Fantasy ipsum replaces the standard Latin gibberish with fantasy-flavored vocabulary — words like 'arcane,' 'wraith,' 'obsidian,' and 'elderwood.' The result is placeholder text that matches the tone of game UI, fantasy fiction layouts, and RPG websites, so reviewers and collaborators stay focused on design rather than being distracted by mismatched filler.

Can I use fantasy ipsum text in client presentations?

Yes, and it's often better than generic Lorem Ipsum for creative clients. Mood-matched placeholder text helps clients visualize the finished product more accurately. Just make sure to label it clearly as placeholder copy so no one mistakes it for final content.

Does the generated text have any real meaning?

No. The output is randomized and carries no narrative meaning — it simulates the visual density and word length of real fantasy writing without telling an actual story. It's purely for layout, spacing, and typographic testing purposes.

How many paragraphs should I generate for a typical UI mockup?

For single UI elements like tooltips or dialogue boxes, one paragraph is usually enough. For full-page mockups such as lore screens, wiki entries, or rulebook spreads, three to five paragraphs give you realistic text volume. Start with the default of three and trim or expand to fit your layout.

Will fantasy ipsum work for stress-testing font choices?

It works well for this. Fantasy vocabulary includes long, consonant-heavy words that push fonts harder than short Latin syllables do. You'll surface kerning issues, line-height problems, and column overflow much faster using fantasy ipsum than with standard Lorem Ipsum.

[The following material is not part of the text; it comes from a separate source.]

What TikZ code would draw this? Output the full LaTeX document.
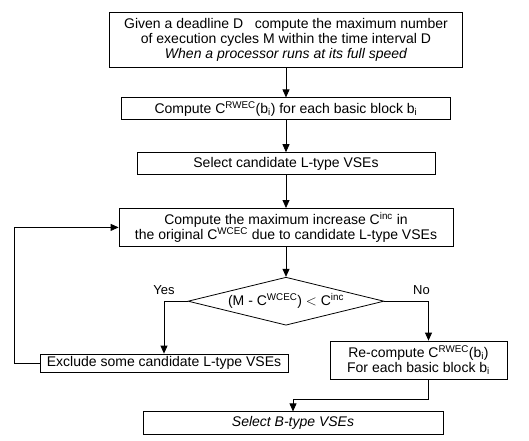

Can I use this for game engine UI testing inside Unity or Unreal?

Absolutely. Copy the generated text and paste it directly into TextMeshPro fields, Unreal's UMG text widgets, or any other UI framework. The longer words are especially useful for catching text truncation and scroll area sizing issues early in development.

Is fantasy ipsum free to use in commercial projects?

The generated text is randomized placeholder copy with no copyright attached. You can use it freely in commercial mockups, client deliverables, and shipped game builds as dummy content. Just replace it with real writing before final release.

What style of fantasy does the vocabulary lean toward?

The word pool draws from high fantasy and dark fantasy conventions — medieval weaponry, arcane magic, mythical creatures, and epic geography. It suits D&D-style RPGs, Tolkien-inspired fiction layouts, and gothic game interfaces better than sci-fi or contemporary settings.